Arif, yang juga pengajar komunikasi politik ini, mengkritisi argumentasi bahwa moratorium Pilkada langsung dapat menghemat anggaran Rp 50 trilun hingga Rp 70 trilun. Badan Pengkajian dan pengembangan Teknologi (BPPT) menyebutkan e-voting bisa menghemat anggaran Pilkada hingga 50 persen. Kemdagri menyebut Pilkada serentak dapat menghemat anggaran hingga 50 persen. Pilkada oleh DPRD mungkin lebih efisien dari segi pembiayaan, namun hal itu tidak sepadan karena harus mengorbankan kedaulatan rakyat.
"
Pilkada langsung disebut melahirkan ketidakpatuhan koordinasi antara bupati/wali kota dan gubernur. Ini juga yang sering dipakai para penentang pilkada langsung. Padahal problem koordinasi tidak akan langsung hilang gara-gara pilkada menjadi wewenang DPRD. Yang harus diperbaiki adalah sistem ketatanegaraan, dengan mengatur secara proporsional wewenang antara pemerintah dan pemerintah daerah. Kemudian dilakukan penguatan fungsi koordinasi antara gubernur dan bupati/wali kota," papar Arif.

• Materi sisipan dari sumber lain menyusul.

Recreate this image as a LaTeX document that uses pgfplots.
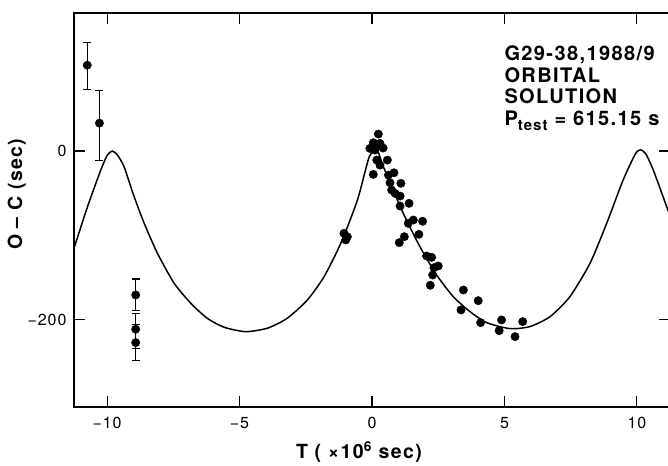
\documentclass[border=0pt]{standalone}
\usepackage{pgfplots}
\pgfplotsset{compat=1.18}
\usepackage{pgfplotstable}
\usepackage{fontspec}
\setmainfont{TeX Gyre Heros}
\newfontfamily\wide[LetterSpace=7]{TeX Gyre Heros}
\newfontfamily\tickf[LetterSpace=6]{TeX Gyre Heros}

\pgfplotstableread{
x y ep em
-10.75 102 27 29
-10.29 33.2 39 44
-8.92 -170.9 19 19
-8.92 -211.6 19 23
-8.92 -227.5 21 21
}\errdata

\pgfplotstableread{
x y
-1.06 -97.7
-0.93 -101.7
-0.99 -105.6
-0.08 3.2
0.05 9.9
0.30 9.1
0.42 3.6
0.24 20.2
0.15 4.7
0.11 1.2
0.05 -27.7
0.18 -10.7
0.58 -10.7
0.30 -16.6
0.62 -28.5
0.83 -25.8
0.68 -37.6
1.09 -38.3
0.74 -46.3
0.87 -50.2
1.06 -53.4
1.06 -65.3
1.40 -62.1
1.56 -81.9
1.91 -83.4
1.37 -85.8
1.77 -98.9
1.22 -101.7
1.03 -108.8
2.06 -124.6
2.25 -126.2
2.50 -136.5
2.34 -138.5
2.29 -147.2
2.20 -159.4
3.45 -165.0
4.01 -177.7
3.36 -188.7
4.10 -203.8
4.89 -200.6
5.69 -202.6
4.80 -213.3
5.40 -220.4
}\dotdata

\pgfplotstableread{
x y
-11.30 -121
-11.25 -115.5
-10.74 -66.1
-10.24 -22.6
-9.99 -4.7
-9.80 0
-9.61 -4.7
-9.36 -18.6
-8.98 -54.2
-8.60 -85.8
-8.10 -121.4
-7.47 -157
-6.84 -180.8
-6.22 -198.6
-5.58 -209.3
-4.77 -214.5
-3.95 -210.4
-3.20 -198.6
-2.44 -176.9
-1.81 -149.2
-1.18 -109.6
-0.55 -58.2
-0.10 -6.5
0.20 0.5
0.43 -18.6
1.18 -73.9
1.81 -113.6
2.44 -147.2
3.07 -173
3.70 -190.7
4.33 -203.8
5.21 -210.9
5.96 -208.5
6.72 -196.7
7.47 -173
8.23 -133.3
8.86 -85.8
9.48 -34.4
9.94 -3.5
10.14 1.5
10.34 -3.5
10.62 -22.6
11.17 -70
11.30 -80
}\curvedata

\begin{document}
\begin{tikzpicture}
\begin{axis}[
  scale only axis, width=596pt, height=394pt,
  xmin=-11.25, xmax=11.25, ymin=-304, ymax=164,
  xtick={-10,-5,0,5,10}, xticklabels={−10,−5,0,5,10},
  ytick={-200,0}, yticklabels={−200,0},
  tick align=inside, major tick length=11pt,
  tick style={line width=1.2pt, black},
  axis line style={line width=1.6pt},
  xticklabel style={font=\tickf\fontsize{16}{16}\selectfont, yshift=-7pt},
  yticklabel style={font=\tickf\fontsize{16}{16}\selectfont, xshift=-4pt},
  xlabel={T ( ×10\textsuperscript{6} sec)},
  xlabel style={font=\wide\bfseries\fontsize{19.5}{19.5}\selectfont, at={(axis description cs:0.478,-0.114)}, anchor=center},
  ylabel={O – C (sec)},
  ylabel style={font=\wide\bfseries\fontsize{19.5}{19.5}\selectfont, at={(axis description cs:-0.096,0.54)}, anchor=center},
  clip=true,
]
\addplot[black, line width=1.5pt, smooth, tension=0.4] table[x=x,y=y]{\curvedata};
\addplot[only marks, mark=*, black, mark size=4.2pt] table[x=x,y=y]{\dotdata};
\addplot[only marks, mark=*, black, mark size=4.2pt,
  error bars/.cd, y dir=both, y explicit,
  error bar style={line width=1.1pt, black},
  error mark options={rotate=90, mark size=4pt, line width=1.1pt, black}]
  table[x=x, y=y, y error plus=ep, y error minus=em]{\errdata};
\node[anchor=north west, align=left, inner sep=0pt, font=\wide\bfseries\fontsize{20}{21.8}\selectfont]
  at (axis description cs:0.722,0.918)
  {G29-38,1988/9\\ORBITAL\\SOLUTION\\P\raisebox{-5pt}{\fontsize{15}{15}\selectfont test} = 615.15 s};
\end{axis}
\pgfresetboundingbox
\path[use as bounding box] ([xshift=-74pt,yshift=-58pt]current axis.south west) rectangle ([xshift=-2pt,yshift=13pt]current axis.north east);
\end{tikzpicture}
\end{document}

Hal terakhir yang disanggah Arif adalah masalah pilkada langsung tak sesuai demokrasi Pancasila, yang mengamanatkan demokrasi perwakilan. Menurutnya, titik tekan demokrasi Pancasila adalah keterlibatan (partisipasi) dan permusyawaratan (deliberasi). Semakin luas partisipasi, semakin sehat demokrasi. Smakin berkualitas permusyawaratan rakyat, semakin sehat demokrasi. Keduanya mungkin terwujud hanya ketika prosesnya dipandu oleh hikmat kebijaksanaan. DPR/DPRD sendiri merupakan representasi demokrasi perwakilan.
"Substansi demokrasi bukanlah pada perwakilannya, melainkan pada permusyawaratan rakyat yang dipimpin oleh hikmat kebijaksanaan," tutup Arif.